The armband was initially handed to Sergei Ignashevich, but he did not put it on, and eventually it found its way back to goalkeeper Igor Akinfeev who half-heartedly accepted it.
That moment was one of several low points in an abject Russian performance which raised serious questions about their ability to present a competitive team when the country hosts the 2018 World Cup.
After the game, coach Leonid Slutski throw in the towel as he accepted responsibility for the failure and said that he needed to be replaced.
Russia had already performed poorly against England, when they scraped an ill-deserved 1-1 draw, and in the 2-1 defeat to Slovakia, but here they hit a new low.
Slutski made several changes to the midfield, attempting to give it more punch, but that only played into Wales' hands as it left the Russians open to devastating counter-attacks led by Gareth Bale.

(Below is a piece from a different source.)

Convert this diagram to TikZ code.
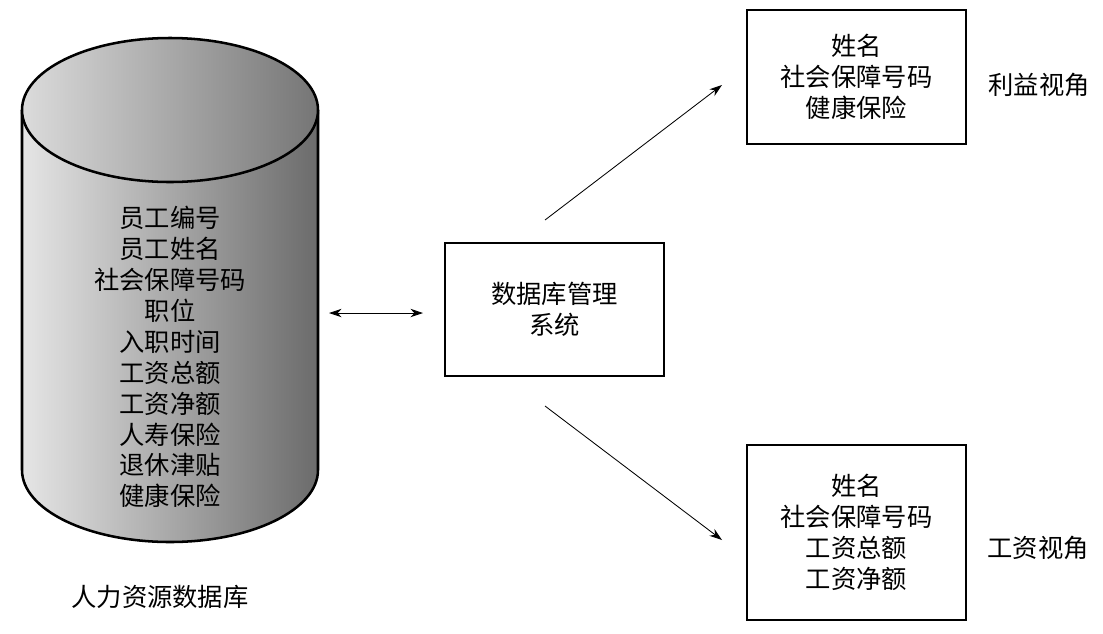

Wales raced to a 2-0 lead in the first 20 minutes with both goals coming from breakaways after the Russians lost the ball inside the Welsh halfway.
Vasili Berezutski and Ignashevich, their two centre-backs with a combined age of 70, were left badly exposed on countless occasions and Wales could easily have added to their tally before Bale finally scored the third in the 67th minute.
All but one of Russia's squad play their club football at home and Berezutski said they needed to go abroad to be exposed to a higher standard.
"We must develop players and change how football works," he said. "Players do need to move to Europe. The fact that we all play in the Russian league means we all have certain limitations compared to foreign players."
Offering a frank assessment, he said the current squad was as good as it was going to get. "We don't have any better players, these are the best 23," he said. "All we can say is Russian football is not at best level, we need to change something."